[REPORT] Angelo Trabace: psicanalisi al pianobar | La Cartiera

Angelo Trabace, pianista nei Dimartino, si cimenta in un one man show alla Cartiera, in una serata organizzata da Rocketta in collaborazione con Picicca.

di Valentina Battini – Quando si parla di nuove frontiere della psicoanalisi, da profana, mi vengono in mente le più strambe trovate di ultima generazione, fatte di parole come “ipnosi”, “simbologia archetipica”, “controtransfert”. Tutti suoni che rimbombano nel mio cervello come un affascinante caos di concetti, di cui ammetto di conoscere ben poco. Ma stasera è chiaro che, oltre al lettino di qualche psicoanalista jungiano, anche un pianoforte può rivelarsi un utile strumento per la ricerca del sè. Posto al centro di una sala di un ristorante, con il pianista allo sgabello e i vari avventori pronti a chiedere canzoni e a intavolare conversazioni, in tarda notte, con il musicista.

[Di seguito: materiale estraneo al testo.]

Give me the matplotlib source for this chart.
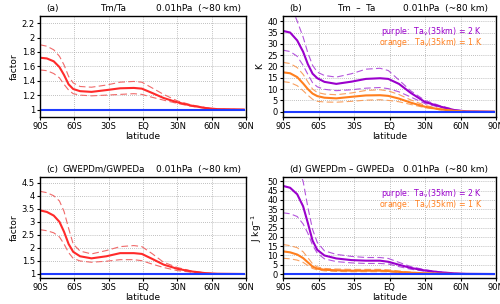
import matplotlib
matplotlib.use("Agg")
import matplotlib.pyplot as plt
from matplotlib.ticker import MultipleLocator

plt.rcParams['font.family'] = ['DejaVu Sans']

lat = [-90, -84, -78, -73, -69, -65, -61, -55, -45, -32, -20, -8, -1, 8, 18, 30, 42, 55, 65, 88]

# (a) Tm/Ta
a_mean = [1.72, 1.71, 1.67, 1.59, 1.48, 1.35, 1.285, 1.255, 1.245, 1.27, 1.295, 1.30, 1.29, 1.23, 1.16, 1.10, 1.055, 1.02, 1.005, 1.0]
a_up = [1.90, 1.88, 1.83, 1.74, 1.62, 1.46, 1.37, 1.32, 1.31, 1.34, 1.38, 1.39, 1.38, 1.30, 1.21, 1.12, 1.065, 1.025, 1.005, 1.0]
a_lo = [1.55, 1.54, 1.50, 1.44, 1.35, 1.27, 1.22, 1.20, 1.19, 1.20, 1.21, 1.22, 1.21, 1.17, 1.13, 1.085, 1.045, 1.015, 1.003, 1.0]

# (b) Tm - Ta
b_p_mean = [35.7, 35.0, 31.5, 26.5, 21.0, 16.8, 14.8, 13.2, 12.3, 13.3, 14.5, 14.8, 14.5, 12.3, 8.3, 4.3, 2.4, 0.7, 0.15, 0]
b_p_up = [53, 48, 40, 33, 26, 20.5, 17.5, 16.0, 15.3, 16.8, 18.8, 19.2, 18.2, 14.0, 9.2, 5.0, 2.8, 0.9, 0.2, 0]
b_p_lo = [27.2, 26.6, 24.5, 20.5, 16.5, 12.8, 11.0, 9.9, 9.3, 9.7, 10.4, 10.7, 10.2, 8.8, 6.5, 3.6, 2.0, 0.5, 0.1, 0]
b_o_mean = [17.4, 17.0, 15.3, 12.5, 10.0, 8.0, 6.9, 6.2, 5.9, 6.6, 7.2, 7.3, 7.0, 5.8, 4.0, 2.2, 1.1, 0.35, 0.08, 0]
b_o_up = [21.8, 21.3, 19.5, 16.5, 13.2, 10.0, 8.5, 7.8, 7.5, 8.3, 9.4, 9.7, 9.2, 7.6, 5.2, 2.8, 1.4, 0.4, 0.1, 0]
b_o_lo = [13.3, 12.9, 11.5, 9.3, 7.3, 5.5, 4.6, 4.3, 4.2, 4.6, 5.1, 5.3, 5.0, 4.4, 3.2, 1.8, 0.9, 0.3, 0.05, 0]

# (c) GWEPDm/GWPEDa
c_mean = [3.44, 3.38, 3.24, 3.0, 2.62, 2.15, 1.85, 1.68, 1.60, 1.68, 1.80, 1.80, 1.77, 1.58, 1.36, 1.20, 1.10, 1.03, 1.01, 1.0]
c_up = [4.17, 4.12, 4.0, 3.8, 3.4, 2.75, 2.15, 1.88, 1.77, 1.90, 2.05, 2.09, 2.05, 1.78, 1.45, 1.25, 1.12, 1.04, 1.01, 1.0]
c_lo = [2.70, 2.66, 2.58, 2.42, 2.15, 1.82, 1.60, 1.50, 1.45, 1.49, 1.55, 1.55, 1.51, 1.38, 1.25, 1.13, 1.07, 1.02, 1.005, 1.0]

# (d) GWEPDm - GWPEDa
d_p_mean = [47.5, 46.5, 43, 36.5, 27.5, 18, 13, 10, 8.4, 7.5, 7.2, 7.2, 6.6, 5.0, 3.3, 1.9, 1.0, 0.35, 0.1, 0]
d_p_up = [70, 64, 58, 50, 36, 24, 17, 12.5, 10.6, 9.5, 8.9, 8.9, 8.4, 6.3, 4.0, 2.3, 1.2, 0.4, 0.12, 0]
d_p_lo = [33, 32.5, 31, 27, 22, 15.5, 11.2, 8.2, 6.7, 6.0, 5.7, 5.7, 5.4, 4.0, 2.6, 1.5, 0.7, 0.25, 0.07, 0]
d_o_mean = [12.2, 11.7, 10.5, 8.6, 6.3, 4.0, 2.9, 2.3, 2.0, 1.8, 1.8, 1.8, 1.6, 1.15, 0.75, 0.4, 0.2, 0.07, 0.02, 0]
d_o_up = [15.9, 15.3, 14.2, 12.0, 8.8, 5.5, 3.8, 3.0, 2.7, 2.5, 2.5, 2.5, 2.3, 1.65, 1.0, 0.55, 0.28, 0.1, 0.03, 0]
d_o_lo = [8.5, 8.2, 7.5, 6.3, 4.6, 3.0, 2.2, 1.7, 1.4, 1.25, 1.25, 1.25, 1.2, 0.85, 0.5, 0.28, 0.14, 0.05, 0.01, 0]

xticks = [-90, -60, -30, 0, 30, 60, 90]
xticklabels = ['90S', '60S', '30S', 'EQ', '30N', '60N', '90N']
ref_lat = [-90, 88]

RED = '#ff2a2a'
RED_L = '#f06a6a'
PUR = '#9a00cc'
PUR_L = '#b455dd'
ORA = '#ff7f1e'
ORA_L = '#f8a060'
BLUE = '#1f3cff'

fig = plt.figure(figsize=(5.0, 3.04), dpi=100)
W, H = 500.0, 304.0

def make_ax(l, r, t, b):
    return fig.add_axes([l / W, 1 - b / H, (r - l) / W, (b - t) / H])

axa = make_ax(40, 246, 16, 116.7)
axb = make_ax(283, 496, 16, 116.7)
axc = make_ax(40, 246, 177, 278.3)
axd = make_ax(283, 496, 177, 278.3)

FS = 6
TFONT = ['Liberation Sans Narrow', 'DejaVu Sans']

def style(ax, ylim, ystep, ytfmt, ylabel, lab, title, tx, rx):
    ax.set_xlim(-90, 90)
    ax.set_ylim(*ylim)
    ax.set_xticks(xticks)
    ax.set_xticklabels(xticklabels)
    ax.yaxis.set_major_locator(MultipleLocator(ystep))
    ax.yaxis.set_major_formatter(plt.FuncFormatter(ytfmt))
    ax.tick_params(axis='both', labelsize=FS, length=2.5, width=0.8, direction='out', pad=1.2)
    ax.grid(True, color='#aaaaaa', linestyle=(0, (1, 1.5)), linewidth=0.6)
    ax.set_axisbelow(True)
    for s in ax.spines.values():
        s.set_linewidth(1.0)
    ax.set_xlabel('latitude', fontsize=FS + 0.5, labelpad=0.5)
    ax.set_ylabel(ylabel, fontsize=FS + 0.5, labelpad=2)
    ax.text(0.028, 1.03, lab, transform=ax.transAxes, fontsize=FS + 0.5, ha='left', va='bottom',
            family=TFONT)
    ax.text(tx, 1.03, title, transform=ax.transAxes, fontsize=FS + 0.3, ha='center', va='bottom',
            family=TFONT)
    ax.text(rx, 1.03, '0.01hPa  (~80 km)', transform=ax.transAxes, fontsize=FS + 0.5, ha='right',
            va='bottom', family=TFONT)

def fmt_dec(v, p):
    s = ('%.1f' % v)
    if s.endswith('.0'):
        s = s[:-2]
    return s

def fmt_int(v, p):
    return '%d' % round(v)

DASH = (0, (6, 3))

def legend_texts(ax, y1, y2):
    ax.text(0.934, y1, 'purple:  Ta$_\\mathregular{v}$(35km) = 2 K', transform=ax.transAxes,
            fontsize=FS - 0.3, color=PUR, ha='right', va='center')
    ax.text(0.934, y2, 'orange:  Ta$_\\mathregular{v}$(35km) = 1 K', transform=ax.transAxes,
            fontsize=FS - 0.3, color=ORA, ha='right', va='center')

# (a)
axa.plot(lat, a_up, color=RED_L, lw=0.8, ls=DASH)
axa.plot(lat, a_lo, color=RED_L, lw=0.8, ls=DASH)
axa.plot(lat, a_mean, color=RED, lw=1.5)
axa.plot(ref_lat, [1, 1], color=BLUE, lw=1.5)
style(axa, (0.9, 2.3), 0.2, fmt_dec, 'factor', '(a)', 'Tm/Ta', 0.355, 0.976)

# (b)
for up, lo, mn, c, cl in [(b_p_up, b_p_lo, b_p_mean, PUR, PUR_L), (b_o_up, b_o_lo, b_o_mean, ORA, ORA_L)]:
    axb.plot(lat, up, color=cl, lw=0.8, ls=DASH)
    axb.plot(lat, lo, color=cl, lw=0.8, ls=DASH)
    axb.plot(lat, mn, color=c, lw=1.5)
axb.plot(ref_lat, [0, 0], color=BLUE, lw=1.5)
style(axb, (-2.2, 42.3), 5, fmt_int, 'K', '(b)', 'Tm  \u2013  Ta', 0.346, 0.962)
legend_texts(axb, 0.85, 0.735)

# (c)
axc.plot(lat, c_up, color=RED_L, lw=0.8, ls=DASH)
axc.plot(lat, c_lo, color=RED_L, lw=0.8, ls=DASH)
axc.plot(lat, c_mean, color=RED, lw=1.5)
axc.plot(ref_lat, [1, 1], color=BLUE, lw=1.5)
style(axc, (0.835, 4.72), 0.5, fmt_dec, 'factor', '(c)', 'GWEPDm/GWPEDa', 0.31, 0.976)

# (d)
for up, lo, mn, c, cl in [(d_p_up, d_p_lo, d_p_mean, PUR, PUR_L), (d_o_up, d_o_lo, d_o_mean, ORA, ORA_L)]:
    axd.plot(lat, up, color=cl, lw=0.8, ls=DASH)
    axd.plot(lat, lo, color=cl, lw=0.8, ls=DASH)
    axd.plot(lat, mn, color=c, lw=1.5)
axd.plot(ref_lat, [0, 0], color=BLUE, lw=1.5)
style(axd, (-2.3, 52.3), 5, fmt_int, 'J kg$^{-1}$', '(d)', 'GWEPDm \u2013 GWPEDa', 0.315, 0.962)
legend_texts(axd, 0.842, 0.727)

fig.savefig('out.png', dpi=100)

Questa è la sintesi di “Io non so più chi suono. Crisi di identità al pianobar”, spettacolo di Angelo Trabace, conosciuto ai più per essere il pianista della band Dimartino, che giovedí 26 Gennaio, si è cimentato in un “one man show” alla Cartiera.
Le luci soffuse, l’atmosfera raccolta del locale ed il pianoforte sul palco costituivano la cornice perfetta per uno show che definirei “piano bar avanguardistico”. Con una giacca di paillettes dorate, che fa un po’ Elton John e un po’ varietà anni ’60, Angelo fa il suo ingresso sulla scena ed è lí che inizia lo spettacolo, un ibrido tra cabaret e canzone teatro che travolge tutti con la poesia dei suoi grotteschi personaggi e le risa dei suoi sketch. Funambolico e dinamico, suona, si alza e si traveste presentandoci i vari tipi umani di cui è venuto a conoscenza, durante gli anni dell’università a Bologna, quando faceva serate di pianobar. Una sequela di personaggi prende forma sul palco, da Rosanna Futura, che, avvolta in un boa di piume, ricorda la “Gradisca” felliniana, al “cameriere Rocco” colorito e sensuale uomo del sud dalle improbabili velleità artistiche. Il tutto intervallato da pezzi come “Roberta” di Peppino Di Capri, o “Spaghetti a Detroit” di Fred Bongusto, pezzi indimenticabili e perfettamente in linea con la tradizione “tutta italiana” da pianobar. Non mancano siparietti irresistibili, e continue interazioni con il pubblico che scoppia in fragorose risate, come quando Angelo canta, imitando Guccini e Cremonini, l’etichetta di alcune bottiglie di vino, facendo diventare frasi come “sapore di bacche rosse” o “tannini equilibrati” strofe di una canzone d’autore.
Ma oltre ad un variegato repertorio dal sapore vintage emerge anche la sua capacità di cantautore, con pezzi poetici e malinconici come “La vedova” o “La signora Dalí.”

La serata si chiude tra gli applausi e le risate del pubblico soddisfatto e divertito, per avere assistito, nel cuore di Catania, non solo ad uno spettacolo estremamente divertente ma ad un vero esercizio di psicoanalisi, in cui il musicista, con il suo pianobar avanguardistico, stigmatizza i personaggi che ha incontrato lungo la sua strada e se ne libera in una catarsi che si dispiega tra i tasti bianchi e neri.
Se la crisi di identità produce questi mirabolanti risultati, c’è da sperare che Angelo Trabace non riesca nell’impresa di ritrovarsi nei meandri dei suoi personaggi.